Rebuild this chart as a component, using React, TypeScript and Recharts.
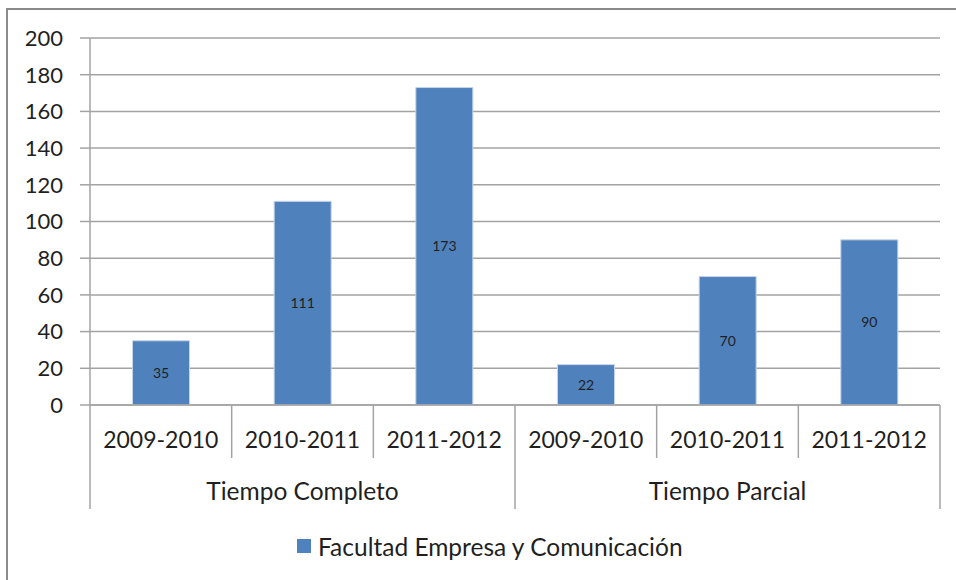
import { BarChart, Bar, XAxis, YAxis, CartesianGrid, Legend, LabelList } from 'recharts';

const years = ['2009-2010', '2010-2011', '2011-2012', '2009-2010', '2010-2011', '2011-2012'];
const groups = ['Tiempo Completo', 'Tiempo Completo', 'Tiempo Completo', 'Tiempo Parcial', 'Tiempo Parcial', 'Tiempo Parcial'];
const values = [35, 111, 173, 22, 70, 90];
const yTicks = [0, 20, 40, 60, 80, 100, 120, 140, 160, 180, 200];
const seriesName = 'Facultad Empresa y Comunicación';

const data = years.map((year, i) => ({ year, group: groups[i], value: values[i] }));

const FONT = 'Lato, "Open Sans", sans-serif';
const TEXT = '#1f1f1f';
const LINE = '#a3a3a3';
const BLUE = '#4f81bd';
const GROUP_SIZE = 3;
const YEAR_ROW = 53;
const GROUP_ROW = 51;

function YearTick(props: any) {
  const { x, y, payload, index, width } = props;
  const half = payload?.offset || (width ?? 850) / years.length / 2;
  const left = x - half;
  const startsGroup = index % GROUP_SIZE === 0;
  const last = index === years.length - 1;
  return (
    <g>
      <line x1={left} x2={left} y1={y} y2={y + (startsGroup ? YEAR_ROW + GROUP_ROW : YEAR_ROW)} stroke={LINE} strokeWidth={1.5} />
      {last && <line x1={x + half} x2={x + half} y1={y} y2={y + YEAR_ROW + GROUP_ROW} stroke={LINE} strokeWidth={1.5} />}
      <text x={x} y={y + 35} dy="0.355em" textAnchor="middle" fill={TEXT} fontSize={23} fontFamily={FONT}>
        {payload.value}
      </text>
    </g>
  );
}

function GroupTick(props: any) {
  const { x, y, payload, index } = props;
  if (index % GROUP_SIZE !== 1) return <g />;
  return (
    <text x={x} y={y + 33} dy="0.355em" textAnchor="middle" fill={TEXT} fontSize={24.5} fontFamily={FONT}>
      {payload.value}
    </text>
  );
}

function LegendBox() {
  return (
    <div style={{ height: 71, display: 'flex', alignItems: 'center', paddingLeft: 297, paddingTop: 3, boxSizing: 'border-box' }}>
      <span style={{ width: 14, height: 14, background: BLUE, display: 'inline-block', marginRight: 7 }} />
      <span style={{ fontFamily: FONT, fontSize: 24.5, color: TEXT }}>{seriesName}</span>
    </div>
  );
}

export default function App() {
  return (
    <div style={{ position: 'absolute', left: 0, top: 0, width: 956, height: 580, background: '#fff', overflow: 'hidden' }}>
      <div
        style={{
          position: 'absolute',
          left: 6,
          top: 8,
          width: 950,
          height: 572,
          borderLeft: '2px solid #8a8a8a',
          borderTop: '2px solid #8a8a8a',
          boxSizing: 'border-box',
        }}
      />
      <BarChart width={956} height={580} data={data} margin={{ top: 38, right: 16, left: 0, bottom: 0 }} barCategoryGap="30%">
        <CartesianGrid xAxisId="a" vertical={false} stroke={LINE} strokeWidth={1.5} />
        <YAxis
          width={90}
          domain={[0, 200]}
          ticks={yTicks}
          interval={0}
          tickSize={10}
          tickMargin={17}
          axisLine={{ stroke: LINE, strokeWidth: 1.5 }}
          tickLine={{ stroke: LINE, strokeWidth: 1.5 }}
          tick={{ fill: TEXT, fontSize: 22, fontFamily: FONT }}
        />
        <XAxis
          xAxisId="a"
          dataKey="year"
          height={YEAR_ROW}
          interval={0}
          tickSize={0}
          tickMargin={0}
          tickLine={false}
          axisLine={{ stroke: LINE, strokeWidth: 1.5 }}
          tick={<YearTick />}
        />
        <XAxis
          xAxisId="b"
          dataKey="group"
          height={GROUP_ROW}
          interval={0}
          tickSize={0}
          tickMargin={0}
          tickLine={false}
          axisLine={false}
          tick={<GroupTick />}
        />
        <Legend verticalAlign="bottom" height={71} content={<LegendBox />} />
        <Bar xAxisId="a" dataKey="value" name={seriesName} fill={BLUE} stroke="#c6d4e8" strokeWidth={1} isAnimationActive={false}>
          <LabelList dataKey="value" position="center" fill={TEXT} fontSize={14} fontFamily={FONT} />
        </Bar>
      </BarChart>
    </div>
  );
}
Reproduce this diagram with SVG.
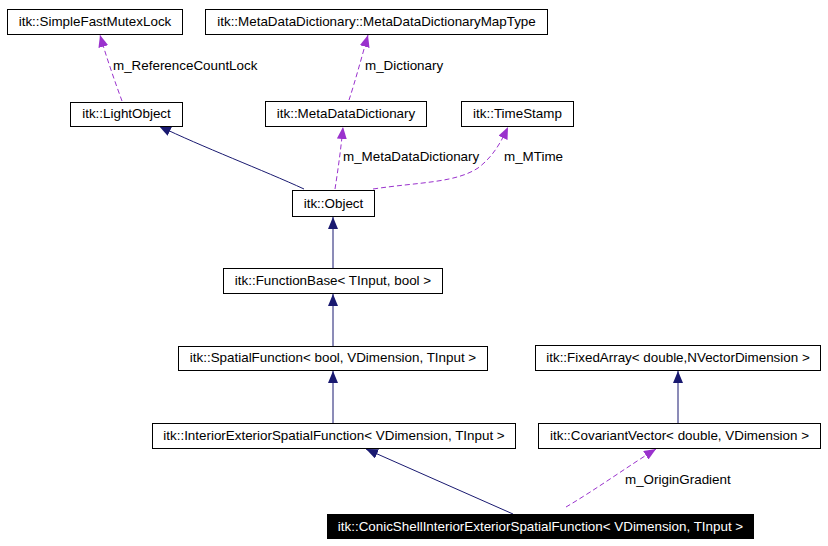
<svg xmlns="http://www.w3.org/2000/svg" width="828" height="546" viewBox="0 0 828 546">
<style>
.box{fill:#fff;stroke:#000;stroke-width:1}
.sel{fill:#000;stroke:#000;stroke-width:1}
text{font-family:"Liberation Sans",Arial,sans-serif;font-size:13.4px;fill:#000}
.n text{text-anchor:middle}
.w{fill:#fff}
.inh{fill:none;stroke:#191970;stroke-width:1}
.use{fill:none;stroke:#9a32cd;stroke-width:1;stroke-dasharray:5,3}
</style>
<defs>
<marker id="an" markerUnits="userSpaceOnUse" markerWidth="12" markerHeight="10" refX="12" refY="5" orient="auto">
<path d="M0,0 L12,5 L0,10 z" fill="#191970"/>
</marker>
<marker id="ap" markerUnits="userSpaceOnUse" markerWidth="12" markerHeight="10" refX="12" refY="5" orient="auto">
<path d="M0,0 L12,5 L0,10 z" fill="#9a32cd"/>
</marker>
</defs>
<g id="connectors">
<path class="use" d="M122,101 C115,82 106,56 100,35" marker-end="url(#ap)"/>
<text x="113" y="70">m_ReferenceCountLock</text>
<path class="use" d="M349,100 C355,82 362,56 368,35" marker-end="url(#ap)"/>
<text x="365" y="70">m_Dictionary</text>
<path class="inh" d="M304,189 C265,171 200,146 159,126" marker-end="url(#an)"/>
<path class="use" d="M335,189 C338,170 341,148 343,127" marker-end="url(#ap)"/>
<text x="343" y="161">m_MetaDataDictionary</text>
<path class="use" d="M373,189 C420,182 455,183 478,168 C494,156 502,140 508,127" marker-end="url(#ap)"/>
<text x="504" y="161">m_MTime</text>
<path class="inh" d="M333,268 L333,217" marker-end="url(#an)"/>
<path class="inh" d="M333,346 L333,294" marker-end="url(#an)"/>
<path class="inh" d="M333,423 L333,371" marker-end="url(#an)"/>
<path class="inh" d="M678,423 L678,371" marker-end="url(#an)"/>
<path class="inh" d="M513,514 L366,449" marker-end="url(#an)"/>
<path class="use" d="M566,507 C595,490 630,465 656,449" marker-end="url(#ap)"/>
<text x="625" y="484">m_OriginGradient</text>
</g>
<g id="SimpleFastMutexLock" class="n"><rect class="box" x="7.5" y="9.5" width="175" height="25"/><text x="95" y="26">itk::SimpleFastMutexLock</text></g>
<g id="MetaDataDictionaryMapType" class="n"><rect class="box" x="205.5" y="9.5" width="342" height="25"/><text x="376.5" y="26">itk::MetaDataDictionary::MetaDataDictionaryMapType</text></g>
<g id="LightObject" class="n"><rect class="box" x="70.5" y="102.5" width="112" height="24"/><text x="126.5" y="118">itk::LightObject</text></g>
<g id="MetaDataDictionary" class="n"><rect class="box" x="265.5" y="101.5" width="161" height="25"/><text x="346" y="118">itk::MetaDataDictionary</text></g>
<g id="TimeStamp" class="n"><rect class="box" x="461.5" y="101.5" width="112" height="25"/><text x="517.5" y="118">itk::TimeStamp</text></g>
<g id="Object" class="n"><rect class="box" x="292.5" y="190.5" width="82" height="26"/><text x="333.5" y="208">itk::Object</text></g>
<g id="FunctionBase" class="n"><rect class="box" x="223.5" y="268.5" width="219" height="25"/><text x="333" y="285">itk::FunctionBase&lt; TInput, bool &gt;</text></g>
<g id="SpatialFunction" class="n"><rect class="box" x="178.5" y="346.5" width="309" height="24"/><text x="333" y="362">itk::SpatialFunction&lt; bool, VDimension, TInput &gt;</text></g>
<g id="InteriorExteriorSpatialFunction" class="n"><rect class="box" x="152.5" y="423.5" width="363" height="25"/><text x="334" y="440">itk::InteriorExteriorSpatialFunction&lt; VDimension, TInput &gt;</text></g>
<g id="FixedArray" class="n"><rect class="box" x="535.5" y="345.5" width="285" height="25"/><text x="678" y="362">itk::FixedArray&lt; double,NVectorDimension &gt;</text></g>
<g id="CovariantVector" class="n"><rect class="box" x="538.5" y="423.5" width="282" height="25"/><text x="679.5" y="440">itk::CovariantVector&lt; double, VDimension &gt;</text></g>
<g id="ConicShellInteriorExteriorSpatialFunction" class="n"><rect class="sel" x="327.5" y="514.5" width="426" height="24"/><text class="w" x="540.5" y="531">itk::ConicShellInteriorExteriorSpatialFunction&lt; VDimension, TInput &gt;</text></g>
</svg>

__________

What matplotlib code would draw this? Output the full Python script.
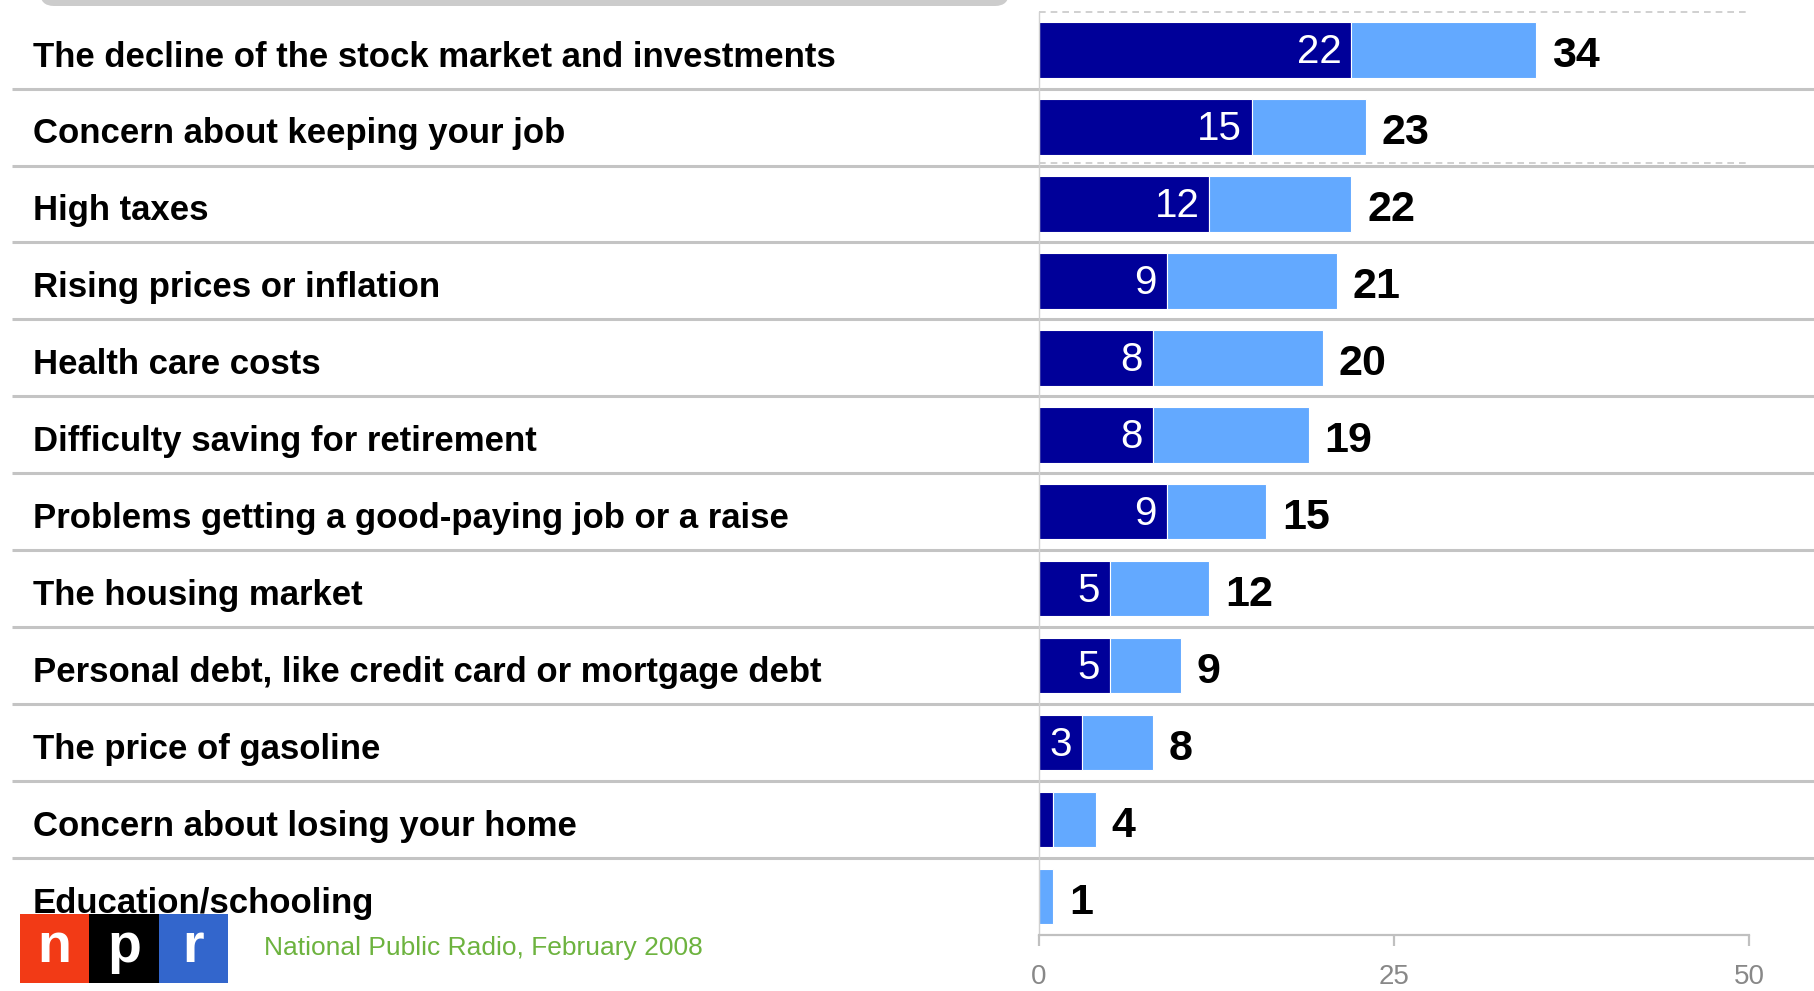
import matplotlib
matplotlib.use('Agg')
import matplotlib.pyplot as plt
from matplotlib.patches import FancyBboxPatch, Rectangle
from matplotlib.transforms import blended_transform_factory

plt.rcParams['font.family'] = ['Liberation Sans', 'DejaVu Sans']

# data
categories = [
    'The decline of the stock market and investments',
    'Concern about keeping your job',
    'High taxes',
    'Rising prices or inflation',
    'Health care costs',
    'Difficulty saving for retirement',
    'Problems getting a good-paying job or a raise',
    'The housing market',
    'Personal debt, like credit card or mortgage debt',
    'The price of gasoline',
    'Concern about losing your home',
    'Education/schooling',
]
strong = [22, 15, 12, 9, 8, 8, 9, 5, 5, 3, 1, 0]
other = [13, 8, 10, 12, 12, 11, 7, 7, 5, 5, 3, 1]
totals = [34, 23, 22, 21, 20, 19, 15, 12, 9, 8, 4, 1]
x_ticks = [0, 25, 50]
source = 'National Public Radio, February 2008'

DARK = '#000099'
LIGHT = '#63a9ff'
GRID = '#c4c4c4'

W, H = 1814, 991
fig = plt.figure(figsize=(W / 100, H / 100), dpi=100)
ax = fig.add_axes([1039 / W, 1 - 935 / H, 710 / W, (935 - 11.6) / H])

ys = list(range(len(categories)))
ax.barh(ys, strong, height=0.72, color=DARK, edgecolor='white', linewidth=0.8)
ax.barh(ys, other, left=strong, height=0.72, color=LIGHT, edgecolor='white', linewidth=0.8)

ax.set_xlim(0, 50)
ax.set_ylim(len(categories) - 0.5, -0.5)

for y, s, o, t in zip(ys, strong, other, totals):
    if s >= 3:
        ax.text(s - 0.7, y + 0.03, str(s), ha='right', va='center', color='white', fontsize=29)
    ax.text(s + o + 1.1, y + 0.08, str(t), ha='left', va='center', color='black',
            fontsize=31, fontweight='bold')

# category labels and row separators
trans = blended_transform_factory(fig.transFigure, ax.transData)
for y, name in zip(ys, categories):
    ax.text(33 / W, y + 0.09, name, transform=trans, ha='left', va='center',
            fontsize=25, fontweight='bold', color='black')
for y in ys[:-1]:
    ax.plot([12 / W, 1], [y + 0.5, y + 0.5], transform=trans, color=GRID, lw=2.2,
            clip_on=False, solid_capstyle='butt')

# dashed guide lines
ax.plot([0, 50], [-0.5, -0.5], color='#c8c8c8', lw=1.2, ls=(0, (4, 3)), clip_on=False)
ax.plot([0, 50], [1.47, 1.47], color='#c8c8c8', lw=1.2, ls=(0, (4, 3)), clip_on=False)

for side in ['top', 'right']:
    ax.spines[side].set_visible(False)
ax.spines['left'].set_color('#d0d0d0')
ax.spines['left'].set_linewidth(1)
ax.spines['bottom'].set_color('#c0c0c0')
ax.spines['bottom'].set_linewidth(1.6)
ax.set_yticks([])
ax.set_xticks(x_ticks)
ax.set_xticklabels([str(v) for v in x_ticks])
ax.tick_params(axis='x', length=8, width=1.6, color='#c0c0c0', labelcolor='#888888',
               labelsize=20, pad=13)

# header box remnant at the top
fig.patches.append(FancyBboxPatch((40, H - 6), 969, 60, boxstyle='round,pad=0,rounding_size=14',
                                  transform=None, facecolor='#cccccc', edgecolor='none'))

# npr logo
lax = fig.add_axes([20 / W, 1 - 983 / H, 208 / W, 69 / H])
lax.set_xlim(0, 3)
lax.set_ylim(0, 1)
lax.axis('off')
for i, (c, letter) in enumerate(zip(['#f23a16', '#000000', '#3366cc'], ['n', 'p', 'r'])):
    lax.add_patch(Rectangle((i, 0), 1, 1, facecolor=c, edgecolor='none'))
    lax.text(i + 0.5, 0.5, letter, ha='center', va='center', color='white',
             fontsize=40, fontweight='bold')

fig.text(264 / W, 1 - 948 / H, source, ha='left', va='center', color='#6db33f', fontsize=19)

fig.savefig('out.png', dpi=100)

__________

Work to be completed:
Copy out every line from the data above that has "matplotlib" in it.

Output of the exercise:
What matplotlib code would draw this? Output the full Python script.
import matplotlib
matplotlib.use('Agg')
import matplotlib.pyplot as plt
from matplotlib.patches import FancyBboxPatch, Rectangle
from matplotlib.transforms import blended_transform_factory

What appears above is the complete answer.